3.    Bill discounting. Secara prinsip serupa dengan hawalah. Hanya saja, dalam bill discounting, nasabah harus membayar fee, sedangkan pembahsan fee tidak didapati pada akad hawalah.[9]











BAB III
PENUTUP

A.     Kesimpulan.
1.  Al hawalah secara etimologi berarti pindah, seperti kita mengatakan pindah dari perjanjian. Dalam istilah syariah, hawalah adalah pengalihan utang dari orang yang berutang kepada orang lain yang wajib menanggungnya, hal ini merupakan pemindahan beban utang dari muhil (orang yang berutang) menjadi tanggungan muhal alaih atau orang yang berkewajiban membayar utang.
2.    Dalam pelaksanaan, hawalah harus memenuhi rukun dan syarat sebagai berikut
a.       Orang yang memindahkan tanggungan utang (muhil).
b.      Orang yang memberikan utang yang dipindahkan pelunasannya dari orang yang berutang padanya secara langsung (muhal).
c.       Orang yang dipindahkan tanggungan utang padanya (muhal alaih)..
d.      Harta yang diutang  yang dialihkan( muhal bih)
e.       Shighat.
3.  Dalam pelaksanaannya, hawalah ada dua yaitu hawalah muthalaqoh dan muqayyadah,
4.    Ditinjau dari segi obyeknya hiwalah dibagi 2, yaitu : Hawalah al-Haqq, Hawalah ad-Dain.
5.    Kontrak hawalah dalam perbankan biasanya diterapkan pada hal-hal berikut:
a.       Factoring atau anjak piutang, dimana para nasabah yang memiliki piutang kepada pihak ketiga memindahkan piutang itu kepada bank, bank lalu membayar piutang tersebut dan bank menagihnya dari pihak ketiga itu.
b.      Post dated check.
            c.    Bill discounting. Secara prinsip serupa dengan hawalah. Hanya saja, dalam bill discounting,                           nasabah harus membayar fee, sedangkan pembahsan fee tidak didapati pada akad hawalah.

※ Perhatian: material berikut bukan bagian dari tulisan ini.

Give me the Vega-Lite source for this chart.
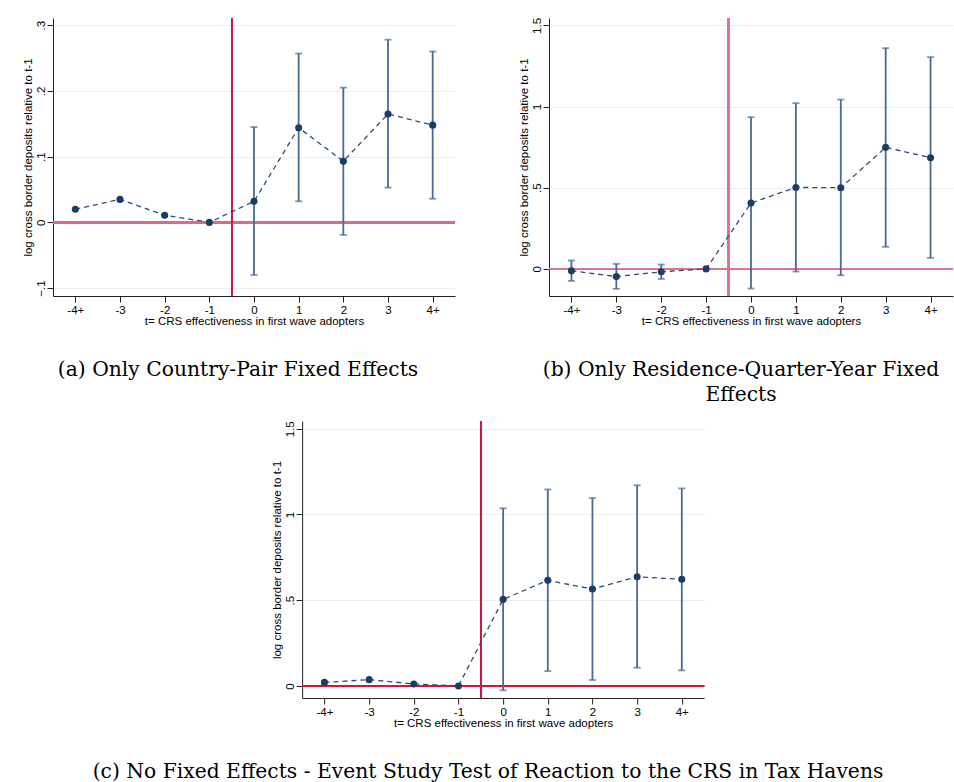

[1] Ismail Nawawi, fikih muamalah klasik dan kontemporer , Bogor ; Ghalia indonesia,2012,hal 180
[2] Ibid, hal 180
[3] Abdul Rahman Ghazaly, fikih muamalat, Jakarta; Kencana Prenada Media Group,2010,hal 254

[4] Ibid, hal , 255.
[5] Ibid hal,257
[6] Opcit, hal : 182
[8] Ismail Nawawi, fikih muamalah klasik dan kontemporer , Bogor ; Ghalia indonesia,2012,hal 257-258.
[9]Muhammad Syafii Antonio, Islamic Banking( Bank Syariah dari Teori ke Praktik),Jakarta; Gema Insani,hal.127.